Quizás por esa influencia social de las élites catalanas el mismo Chaves Nogales escribía también en el convulso febrero de 1936 –con la victoria del Frente Popular– que “en Cataluña no pasará nada. Es decir, no pasará nada de lo que el español no catalán recela. (…) En Cataluña hay, por encima de todo, un hondo sentido conservador que se impondrá fatalmente”. El escepticismo sobre el carácter revolucionario del pueblo catalán del que se lamentaban los frentepopulistas hace más de setenta años, es de alguna manera parecido al que embarga ahora a muchos observadores del proceso soberanista. Creen que se impondrá el “hondo sentido conservador”, no tanto de los ciudadanos cuanto de las minorías dirigentes. De ahí que Ruiz-Gallardón reclamase el pasado día 11 a los empresarios del Puente Aéreo que fuesen ellos los que “parasen” a Mas, y de ahí los términos en los que Sáenz de Santamaría se dirigió el jueves a los agrupados en Foment.

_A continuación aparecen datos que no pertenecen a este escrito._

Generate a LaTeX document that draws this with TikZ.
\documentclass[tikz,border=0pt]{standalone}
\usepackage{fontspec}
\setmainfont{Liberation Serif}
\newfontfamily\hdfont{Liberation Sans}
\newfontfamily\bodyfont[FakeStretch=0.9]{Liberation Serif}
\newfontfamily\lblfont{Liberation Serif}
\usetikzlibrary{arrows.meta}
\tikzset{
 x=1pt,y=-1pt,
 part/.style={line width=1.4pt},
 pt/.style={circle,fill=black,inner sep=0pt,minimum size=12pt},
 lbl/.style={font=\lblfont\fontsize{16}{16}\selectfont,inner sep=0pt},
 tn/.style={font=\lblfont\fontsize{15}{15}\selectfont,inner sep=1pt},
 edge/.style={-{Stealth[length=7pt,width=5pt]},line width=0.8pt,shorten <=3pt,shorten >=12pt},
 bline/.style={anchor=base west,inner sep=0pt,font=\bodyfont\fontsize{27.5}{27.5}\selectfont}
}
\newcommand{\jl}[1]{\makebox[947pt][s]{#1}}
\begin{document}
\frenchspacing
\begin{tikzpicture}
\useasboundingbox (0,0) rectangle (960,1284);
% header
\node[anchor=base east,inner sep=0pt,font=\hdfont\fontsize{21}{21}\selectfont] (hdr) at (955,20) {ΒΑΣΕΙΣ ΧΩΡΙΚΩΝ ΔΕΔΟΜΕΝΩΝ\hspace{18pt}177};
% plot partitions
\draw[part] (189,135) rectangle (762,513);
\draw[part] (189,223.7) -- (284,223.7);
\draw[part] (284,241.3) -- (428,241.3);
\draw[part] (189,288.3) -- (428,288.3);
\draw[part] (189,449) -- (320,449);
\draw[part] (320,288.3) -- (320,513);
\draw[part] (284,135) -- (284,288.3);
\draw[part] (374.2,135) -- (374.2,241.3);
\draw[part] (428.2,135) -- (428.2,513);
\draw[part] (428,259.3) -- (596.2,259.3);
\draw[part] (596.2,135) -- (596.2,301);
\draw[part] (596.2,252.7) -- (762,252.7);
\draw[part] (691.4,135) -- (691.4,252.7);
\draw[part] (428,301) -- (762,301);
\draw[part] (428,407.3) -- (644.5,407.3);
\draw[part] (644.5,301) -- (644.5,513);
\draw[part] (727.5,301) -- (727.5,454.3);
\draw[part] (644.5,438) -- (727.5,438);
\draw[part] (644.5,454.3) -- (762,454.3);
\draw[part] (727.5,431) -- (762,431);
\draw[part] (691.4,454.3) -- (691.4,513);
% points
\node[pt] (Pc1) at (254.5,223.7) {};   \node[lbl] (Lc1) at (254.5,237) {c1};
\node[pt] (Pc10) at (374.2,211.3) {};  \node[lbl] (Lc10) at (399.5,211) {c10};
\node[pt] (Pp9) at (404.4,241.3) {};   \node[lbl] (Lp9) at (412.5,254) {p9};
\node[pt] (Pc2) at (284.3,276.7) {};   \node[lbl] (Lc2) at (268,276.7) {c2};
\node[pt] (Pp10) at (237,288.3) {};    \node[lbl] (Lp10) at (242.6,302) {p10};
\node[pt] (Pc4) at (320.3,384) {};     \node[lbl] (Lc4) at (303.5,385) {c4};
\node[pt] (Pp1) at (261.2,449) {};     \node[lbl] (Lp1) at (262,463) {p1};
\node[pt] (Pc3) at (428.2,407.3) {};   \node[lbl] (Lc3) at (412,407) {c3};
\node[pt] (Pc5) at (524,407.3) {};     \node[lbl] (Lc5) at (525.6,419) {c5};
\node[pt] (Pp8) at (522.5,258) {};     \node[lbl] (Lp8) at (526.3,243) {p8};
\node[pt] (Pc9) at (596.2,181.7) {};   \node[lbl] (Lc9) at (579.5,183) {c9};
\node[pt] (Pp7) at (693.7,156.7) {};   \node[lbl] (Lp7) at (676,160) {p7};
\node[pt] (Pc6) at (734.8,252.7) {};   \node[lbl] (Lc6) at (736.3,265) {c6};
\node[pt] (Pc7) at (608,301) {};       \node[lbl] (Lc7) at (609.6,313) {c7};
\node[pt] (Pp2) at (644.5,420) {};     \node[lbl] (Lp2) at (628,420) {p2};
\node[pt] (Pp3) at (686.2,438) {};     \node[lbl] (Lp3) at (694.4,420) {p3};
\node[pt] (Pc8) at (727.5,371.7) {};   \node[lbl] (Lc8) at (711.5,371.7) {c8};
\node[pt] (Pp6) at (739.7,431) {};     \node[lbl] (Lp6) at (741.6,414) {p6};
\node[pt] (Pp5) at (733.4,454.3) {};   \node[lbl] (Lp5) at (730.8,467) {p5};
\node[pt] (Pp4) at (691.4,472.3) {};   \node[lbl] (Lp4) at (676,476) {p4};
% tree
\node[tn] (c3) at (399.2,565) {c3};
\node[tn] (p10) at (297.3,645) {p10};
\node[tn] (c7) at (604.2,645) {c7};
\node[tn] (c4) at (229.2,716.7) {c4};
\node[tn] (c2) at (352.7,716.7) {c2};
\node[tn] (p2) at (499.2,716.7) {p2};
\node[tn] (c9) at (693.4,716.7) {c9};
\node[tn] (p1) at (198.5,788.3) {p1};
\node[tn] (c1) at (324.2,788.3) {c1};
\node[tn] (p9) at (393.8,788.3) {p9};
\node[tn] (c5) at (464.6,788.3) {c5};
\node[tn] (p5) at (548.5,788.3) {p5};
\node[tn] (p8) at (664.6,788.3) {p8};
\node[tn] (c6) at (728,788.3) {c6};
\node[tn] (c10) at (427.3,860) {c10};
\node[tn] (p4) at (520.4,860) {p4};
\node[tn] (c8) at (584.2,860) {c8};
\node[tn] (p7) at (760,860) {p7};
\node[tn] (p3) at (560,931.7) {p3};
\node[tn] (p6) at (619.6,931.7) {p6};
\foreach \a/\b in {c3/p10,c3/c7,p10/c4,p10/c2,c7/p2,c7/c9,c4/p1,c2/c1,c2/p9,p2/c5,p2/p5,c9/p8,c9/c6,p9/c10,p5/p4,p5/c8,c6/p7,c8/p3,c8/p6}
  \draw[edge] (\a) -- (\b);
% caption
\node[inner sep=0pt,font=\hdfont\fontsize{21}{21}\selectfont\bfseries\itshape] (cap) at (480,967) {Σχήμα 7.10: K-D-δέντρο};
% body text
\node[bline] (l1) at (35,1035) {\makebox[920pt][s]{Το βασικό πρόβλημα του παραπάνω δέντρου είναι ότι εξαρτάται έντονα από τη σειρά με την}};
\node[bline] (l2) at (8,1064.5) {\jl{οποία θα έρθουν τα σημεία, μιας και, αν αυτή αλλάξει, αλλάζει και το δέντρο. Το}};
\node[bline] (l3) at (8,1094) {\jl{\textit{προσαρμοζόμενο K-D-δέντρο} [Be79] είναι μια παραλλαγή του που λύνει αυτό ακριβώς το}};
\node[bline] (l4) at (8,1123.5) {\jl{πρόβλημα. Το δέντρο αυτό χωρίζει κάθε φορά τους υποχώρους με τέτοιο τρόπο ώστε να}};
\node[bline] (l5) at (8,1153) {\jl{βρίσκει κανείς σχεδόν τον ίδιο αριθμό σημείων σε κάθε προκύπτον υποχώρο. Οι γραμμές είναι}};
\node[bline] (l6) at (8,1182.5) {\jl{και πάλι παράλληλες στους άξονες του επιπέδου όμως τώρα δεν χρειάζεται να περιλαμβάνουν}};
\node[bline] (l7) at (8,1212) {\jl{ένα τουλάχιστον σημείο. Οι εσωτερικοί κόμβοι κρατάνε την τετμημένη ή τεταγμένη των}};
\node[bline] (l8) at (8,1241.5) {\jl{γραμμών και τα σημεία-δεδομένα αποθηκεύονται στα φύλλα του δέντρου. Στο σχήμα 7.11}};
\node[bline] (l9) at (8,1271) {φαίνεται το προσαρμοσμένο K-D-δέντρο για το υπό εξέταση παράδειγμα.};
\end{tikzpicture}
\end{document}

El ministro y la vicepresidenta no hacían otra cosa que seguir la senda que ha marcado la historia: Catalunya es el único pueblo de España en el que la ecuación élites-sociedad-intereses generales interactúa de manera eficiente. Para acreditarlo sólo haría falta contabilizar las ocasiones en las que el entusiasmo popular –en forma de rabia y agresividad– ha cedido a pragmáticos acuerdos. Por eso, el reiterado Chaves Nogales –no muy alejado de Gaziel en alguno de sus escritos más críticos para sus conciudadanos– llegó a escribir que “entusiasmo no hay más que uno en España: el de los catalanes”. Sostuvo entonces que la victoria de las izquierdas en 1936 creó en Catalunya “una sugestión de triunfo” tan fuerte “que los arrastra a todos, a los vencidos como a los vencedores”, subrayando el carácter unánime de esa contagiosa alegría.

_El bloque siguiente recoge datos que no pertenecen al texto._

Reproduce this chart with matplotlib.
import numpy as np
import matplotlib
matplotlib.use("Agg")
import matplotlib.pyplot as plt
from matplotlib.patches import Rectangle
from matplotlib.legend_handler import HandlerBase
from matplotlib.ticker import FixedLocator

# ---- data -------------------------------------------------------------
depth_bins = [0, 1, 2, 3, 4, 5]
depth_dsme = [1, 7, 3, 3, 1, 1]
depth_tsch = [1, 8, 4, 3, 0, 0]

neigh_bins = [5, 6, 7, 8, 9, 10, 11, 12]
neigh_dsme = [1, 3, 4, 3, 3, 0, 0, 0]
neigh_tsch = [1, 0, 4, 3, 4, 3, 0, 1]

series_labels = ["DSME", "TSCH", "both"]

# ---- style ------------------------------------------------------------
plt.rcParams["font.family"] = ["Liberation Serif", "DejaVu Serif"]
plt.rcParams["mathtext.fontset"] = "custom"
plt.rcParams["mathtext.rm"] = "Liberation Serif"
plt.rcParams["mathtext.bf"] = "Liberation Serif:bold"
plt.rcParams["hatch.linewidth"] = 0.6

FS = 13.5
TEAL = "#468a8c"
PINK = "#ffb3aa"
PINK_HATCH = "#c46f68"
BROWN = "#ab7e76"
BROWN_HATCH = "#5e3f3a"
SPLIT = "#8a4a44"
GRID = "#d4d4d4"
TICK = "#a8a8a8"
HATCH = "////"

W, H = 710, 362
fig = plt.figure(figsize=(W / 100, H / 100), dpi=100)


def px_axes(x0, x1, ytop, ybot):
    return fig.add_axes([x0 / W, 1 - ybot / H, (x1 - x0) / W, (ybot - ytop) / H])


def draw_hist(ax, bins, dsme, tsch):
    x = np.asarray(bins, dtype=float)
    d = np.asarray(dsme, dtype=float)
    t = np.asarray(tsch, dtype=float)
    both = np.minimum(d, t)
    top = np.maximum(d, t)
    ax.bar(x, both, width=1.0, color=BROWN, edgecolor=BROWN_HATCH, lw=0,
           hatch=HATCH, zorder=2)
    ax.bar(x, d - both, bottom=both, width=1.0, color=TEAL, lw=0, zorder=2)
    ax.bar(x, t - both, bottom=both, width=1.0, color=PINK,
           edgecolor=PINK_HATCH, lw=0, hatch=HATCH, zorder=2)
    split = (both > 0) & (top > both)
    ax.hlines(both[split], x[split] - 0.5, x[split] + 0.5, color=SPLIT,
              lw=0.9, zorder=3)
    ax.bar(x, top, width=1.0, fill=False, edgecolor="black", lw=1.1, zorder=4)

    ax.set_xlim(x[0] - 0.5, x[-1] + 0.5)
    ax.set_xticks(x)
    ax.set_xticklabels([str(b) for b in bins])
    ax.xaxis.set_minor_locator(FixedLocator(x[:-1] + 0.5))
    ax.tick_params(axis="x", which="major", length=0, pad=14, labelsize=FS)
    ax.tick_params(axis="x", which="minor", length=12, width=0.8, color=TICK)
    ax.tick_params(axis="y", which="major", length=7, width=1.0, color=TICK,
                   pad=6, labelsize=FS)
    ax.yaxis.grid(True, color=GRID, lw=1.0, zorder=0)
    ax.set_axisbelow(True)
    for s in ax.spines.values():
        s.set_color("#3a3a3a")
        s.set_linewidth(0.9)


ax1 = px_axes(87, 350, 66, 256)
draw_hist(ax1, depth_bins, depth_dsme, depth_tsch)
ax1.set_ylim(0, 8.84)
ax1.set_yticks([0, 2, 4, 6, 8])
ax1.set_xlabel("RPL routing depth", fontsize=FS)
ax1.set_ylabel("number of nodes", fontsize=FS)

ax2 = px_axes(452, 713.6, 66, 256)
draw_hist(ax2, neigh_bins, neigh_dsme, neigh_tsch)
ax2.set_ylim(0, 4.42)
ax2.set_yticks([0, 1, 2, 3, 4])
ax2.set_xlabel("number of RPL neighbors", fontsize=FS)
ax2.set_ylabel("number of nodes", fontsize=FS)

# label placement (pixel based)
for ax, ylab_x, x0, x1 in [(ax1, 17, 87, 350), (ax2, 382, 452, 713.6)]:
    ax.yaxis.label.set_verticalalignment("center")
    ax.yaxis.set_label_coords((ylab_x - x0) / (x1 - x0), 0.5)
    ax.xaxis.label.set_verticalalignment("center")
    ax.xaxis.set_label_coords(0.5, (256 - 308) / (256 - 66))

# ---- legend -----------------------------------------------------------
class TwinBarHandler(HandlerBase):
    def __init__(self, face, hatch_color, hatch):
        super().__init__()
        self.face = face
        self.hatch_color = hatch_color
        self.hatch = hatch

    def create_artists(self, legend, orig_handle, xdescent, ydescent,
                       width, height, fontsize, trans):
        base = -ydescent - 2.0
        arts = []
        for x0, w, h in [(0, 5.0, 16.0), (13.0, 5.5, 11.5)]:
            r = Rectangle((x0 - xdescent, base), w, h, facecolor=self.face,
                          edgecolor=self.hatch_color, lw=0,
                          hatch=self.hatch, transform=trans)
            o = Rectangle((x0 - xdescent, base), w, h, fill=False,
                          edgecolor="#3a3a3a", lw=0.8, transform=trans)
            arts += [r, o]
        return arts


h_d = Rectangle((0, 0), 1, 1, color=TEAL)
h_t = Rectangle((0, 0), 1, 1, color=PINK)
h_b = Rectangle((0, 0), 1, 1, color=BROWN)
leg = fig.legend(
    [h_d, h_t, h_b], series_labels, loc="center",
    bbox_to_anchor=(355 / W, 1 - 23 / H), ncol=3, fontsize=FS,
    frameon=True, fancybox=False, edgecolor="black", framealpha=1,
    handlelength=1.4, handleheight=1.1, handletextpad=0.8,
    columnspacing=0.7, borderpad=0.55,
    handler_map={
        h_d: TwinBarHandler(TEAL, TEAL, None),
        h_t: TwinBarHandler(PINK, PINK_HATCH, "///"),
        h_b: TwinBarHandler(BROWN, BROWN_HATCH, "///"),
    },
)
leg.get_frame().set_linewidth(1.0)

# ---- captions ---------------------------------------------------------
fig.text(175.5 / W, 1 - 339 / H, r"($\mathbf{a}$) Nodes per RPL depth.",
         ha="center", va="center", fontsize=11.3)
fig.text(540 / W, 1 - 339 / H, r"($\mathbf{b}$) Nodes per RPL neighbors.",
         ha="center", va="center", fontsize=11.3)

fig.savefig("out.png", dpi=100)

¿Está ocurriendo ahora lo mismo? Mientras desde Catalunya se insiste en que el secesionismo es un fenómeno popular autónomo respecto de las clases dirigentes, desde Madrid las cosas se ven de manera muy diferente. Ese secesionismo popular, basado en la ilusión superadora de una terrible frustración, se considera explícitamente alentado por la Generalitat cuyas medidas serían factores precipitantes y generadores de la ansiedad social en Catalunya. Analistas catalanes críticos con el desarrollo de los acontecimientos, como Jordi Soler, no sólo apuntan a que los argumentos independentistas se “basan en la ilusión y en la fe” sino que en sus opiniones son los más tajantes y rotundos. “Hay discursos del president que están a un paso de la verbosidad de Hugo Chávez”, escribía el pasado domingo Soler en El País. “No tengo ninguna duda de que, llegado el caso, el BCE ofrecería a La Caixa y al Sabadell la liquidez que pudiesen necesitar en relación con sus actividades en lo que quede de España (…) pero es muy dudoso que hiciese lo mismo con su negocio en Cataluña” sostenía, arriesgando, el economista gijonés Ángel de Lafuente, en el mismo periódico el pasado martes.

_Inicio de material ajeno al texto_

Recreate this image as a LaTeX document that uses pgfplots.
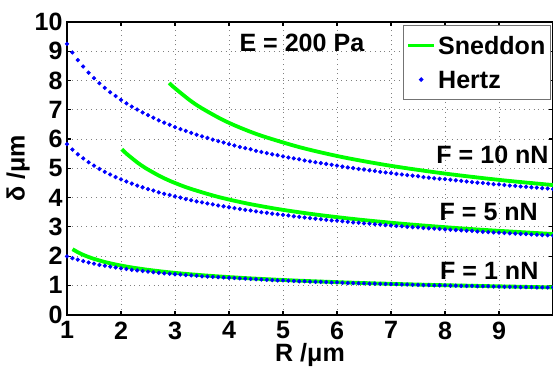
\documentclass[border=0pt]{standalone}
\usepackage{pgfplots}
\usepackage{pgfplotstable}
\pgfplotsset{compat=1.18}
\usepackage{fontspec}
\setmainfont{Liberation Sans}
\definecolor{sgreen}{RGB}{0,255,0}
\definecolor{hblue}{RGB}{0,0,255}
\pgfplotsset{
  legline/.style={legend image code/.code={\draw[##1] (0cm,0cm) -- (0.46cm,0cm);}},
  legdot/.style={legend image code/.code={\draw[mark repeat=2,mark phase=2,##1] plot coordinates {(0cm,0cm) (0.23cm,0cm) (0.46cm,0cm)};}},
}
\pgfplotstableread{
R d10 d5 d1
1.0 9.25 5.83 1.99
1.1 8.96 5.64 1.93
1.2 8.70 5.48 1.88
1.3 8.48 5.34 1.83
1.4 8.27 5.21 1.78
1.5 8.08 5.09 1.74
1.6 7.91 4.98 1.70
1.7 7.75 4.88 1.67
1.8 7.60 4.79 1.64
1.9 7.47 4.70 1.61
2.0 7.34 4.62 1.58
2.1 7.22 4.55 1.56
2.2 7.11 4.48 1.53
2.3 7.01 4.41 1.51
2.4 6.91 4.35 1.49
2.5 6.82 4.29 1.47
2.6 6.73 4.24 1.45
2.7 6.64 4.18 1.43
2.8 6.56 4.13 1.41
2.9 6.49 4.09 1.40
3.0 6.41 4.04 1.38
3.1 6.34 4.00 1.37
3.2 6.28 3.95 1.35
3.3 6.21 3.91 1.34
3.4 6.15 3.87 1.33
3.5 6.09 3.84 1.31
3.6 6.04 3.80 1.30
3.7 5.98 3.77 1.29
3.8 5.93 3.73 1.28
3.9 5.88 3.70 1.27
4.0 5.83 3.67 1.26
4.1 5.78 3.64 1.25
4.2 5.73 3.61 1.24
4.3 5.69 3.58 1.23
4.4 5.65 3.56 1.22
4.5 5.60 3.53 1.21
4.6 5.56 3.50 1.20
4.7 5.52 3.48 1.19
4.8 5.48 3.45 1.18
4.9 5.45 3.43 1.17
5.0 5.41 3.41 1.17
5.1 5.37 3.39 1.16
5.2 5.34 3.36 1.15
5.3 5.31 3.34 1.14
5.4 5.27 3.32 1.14
5.5 5.24 3.30 1.13
5.6 5.21 3.28 1.12
5.7 5.18 3.26 1.12
5.8 5.15 3.24 1.11
5.9 5.12 3.22 1.10
6.0 5.09 3.21 1.10
6.1 5.06 3.19 1.09
6.2 5.03 3.17 1.08
6.3 5.01 3.15 1.08
6.4 4.98 3.14 1.07
6.5 4.96 3.12 1.07
6.6 4.93 3.11 1.06
6.7 4.91 3.09 1.06
6.8 4.88 3.08 1.05
6.9 4.86 3.06 1.05
7.0 4.84 3.05 1.04
7.1 4.81 3.03 1.04
7.2 4.79 3.02 1.03
7.3 4.77 3.00 1.03
7.4 4.75 2.99 1.02
7.5 4.73 2.98 1.02
7.6 4.70 2.96 1.01
7.7 4.68 2.95 1.01
7.8 4.66 2.94 1.00
7.9 4.64 2.93 1.00
8.0 4.63 2.91 1.00
8.1 4.61 2.90 0.99
8.2 4.59 2.89 0.99
8.3 4.57 2.88 0.98
8.4 4.55 2.87 0.98
8.5 4.53 2.86 0.98
8.6 4.51 2.84 0.97
8.7 4.50 2.83 0.97
8.8 4.48 2.82 0.97
8.9 4.46 2.81 0.96
9.0 4.45 2.80 0.96
9.1 4.43 2.79 0.95
9.2 4.41 2.78 0.95
9.3 4.40 2.77 0.95
9.4 4.38 2.76 0.94
9.5 4.37 2.75 0.94
9.6 4.35 2.74 0.94
9.7 4.34 2.73 0.93
9.8 4.32 2.72 0.93
9.9 4.31 2.71 0.93
10.0 4.29 2.70 0.93
}\hertz
\pgfplotstableread{
R d
2.893 7.916
2.970 7.783
3.262 7.345
3.483 7.069
3.846 6.693
4.164 6.422
4.610 6.108
5.343 5.705
6.118 5.377
6.978 5.092
7.957 4.831
9.100 4.586
10.461 4.351
}\sneddonA
\pgfplotstableread{
R d
2.015 5.653
2.100 5.503
2.307 5.194
2.463 4.999
2.720 4.733
2.945 4.541
3.260 4.319
3.778 4.034
4.326 3.802
4.934 3.600
5.626 3.416
6.435 3.243
7.397 3.076
8.568 2.914
10.023 2.753
}\sneddonB
\pgfplotstableread{
R d
1.102 2.236
1.216 2.117
1.317 2.031
1.458 1.932
1.690 1.804
1.935 1.701
2.207 1.610
2.516 1.528
2.878 1.450
3.308 1.376
3.832 1.303
4.483 1.231
5.313 1.159
6.404 1.085
7.892 1.010
10.017 0.930
}\sneddonC
\begin{document}
\begin{tikzpicture}
\begin{axis}[
  scale only axis, width=242.5pt, height=146pt,
  xmin=1, xmax=10, ymin=0, ymax=10,
  xtick={1,...,9}, ytick={0,...,10},
  grid=major, major grid style={black!50, dotted, line width=0.4pt},
  axis line style={line width=0.9pt},
  major tick length=2pt, tick style={line width=0.6pt, black},
  tick label style={font=\fontsize{12.5}{15}\selectfont\bfseries},
  yticklabel style={inner xsep=2pt},
  /pgf/number format/assume math mode=true,
  label style={font=\fontsize{12.5}{15}\selectfont\bfseries},
  xlabel={R /μm}, ylabel={δ /μm},
  xlabel style={yshift=5pt},
  ylabel style={yshift=-3pt},
  legend cell align=left,
  legend style={at={(axis cs:9.96,9.90)}, anchor=north east, draw=black!55, line width=0.5pt,
    font=\fontsize{12.5}{15}\selectfont\bfseries, inner xsep=1.5pt, inner ysep=5.5pt,
    nodes={inner xsep=1pt, inner ysep=0pt, text height=9pt, text depth=0pt}, row sep=8pt},
]
\addplot[sgreen, line width=1.9pt, smooth, legline] table[x=R,y=d] {\sneddonA};
\addlegendentry{Sneddon}
\addplot[hblue, only marks, mark=*, mark size=0.85pt, legdot] table[x=R,y=d10] {\hertz};
\addlegendentry{Hertz}
\addplot[sgreen, line width=1.9pt, smooth, forget plot] table[x=R,y=d] {\sneddonB};
\addplot[sgreen, line width=1.9pt, smooth, forget plot] table[x=R,y=d] {\sneddonC};
\addplot[hblue, only marks, mark=*, mark size=0.85pt, forget plot] table[x=R,y=d5] {\hertz};
\addplot[hblue, only marks, mark=*, mark size=0.85pt, forget plot] table[x=R,y=d1] {\hertz};
\node[font=\fontsize{12.5}{15}\selectfont\bfseries] at (axis cs:5.35,9.28) {E = 200 Pa};
\node[font=\fontsize{12.5}{15}\selectfont\bfseries] at (axis cs:8.88,5.45) {F = 10 nN};
\node[font=\fontsize{12.5}{15}\selectfont\bfseries] at (axis cs:8.81,3.50) {F = 5 nN};
\node[font=\fontsize{12.5}{15}\selectfont\bfseries] at (axis cs:8.82,1.51) {F = 1 nN};
\coordinate (bbA) at (axis cs:-0.2407,-1.781);
\coordinate (bbB) at (axis cs:10,10.753);
\end{axis}
\pgfresetboundingbox
\path[use as bounding box] (bbA) rectangle (bbB);
\end{tikzpicture}
\end{document}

¿De qué hablamos entonces? ¿De sentimientos inflamados o de convicciones? Porque en función de la respuesta estaremos en condiciones de seguir atribuyendo –o no– a las élites catalanas su tradicional y realista influencia sobre los comportamientos sociales y políticos en Catalunya. La historia se desarrolla de forma circular con coyunturas nuevas pero en estructuras seculares.
El aviso de Duran
Conmoción disimulada, pero conmoción. El aviso de Duran en el Congreso de que se producirá una declaración de independencia de Catalunya en el Parlament por “algunos”, pareció avalada el pasado jueves en el artículo de Oriol Junqueras en este diario, según el cual la tercera vía es una pérdida de tiempo. Para evitar que se produzca la declaración a la que aludió Duran, el líder republicano no deja más opción que la celebración de una consulta que debería autorizar el Gobierno español para someter a los ciudadanos catalanes el dilema de independencia sí o no. Es pedir lo imposible: no habrá Gobierno en España que someta a escrutinio la integridad del Estado. Además, sin los 14 diputados de Unió, la declaración unilateral, seguramente, no prosperaría.
La respuesta del 155
No es cierto que el Gobierno, en privado, no se haya planteado aplicar el 155. Sería en el supuesto extremo: si se produjese una declaración unilateral de independencia. Porque atentaría contra “el interés general de España”. Ese precepto no prevé la suspensión de la autonomía, pero sí un requerimiento al presidente de la comunidad infractora y, si es desoído, medidas de intervención gubernamental que aprobaría el Senado por mayoría absoluta. El 155 tiene correlatos en otros estados compuestos de nuestro entorno y es la última ratio ante una decisión insumisa. Hacer explícita esta reflexión no es agradable –mucho menos deseable que se materialice– pero es un imperativo deontológico ante discursos edulcorados e insinceros. ¿A quién beneficiaría?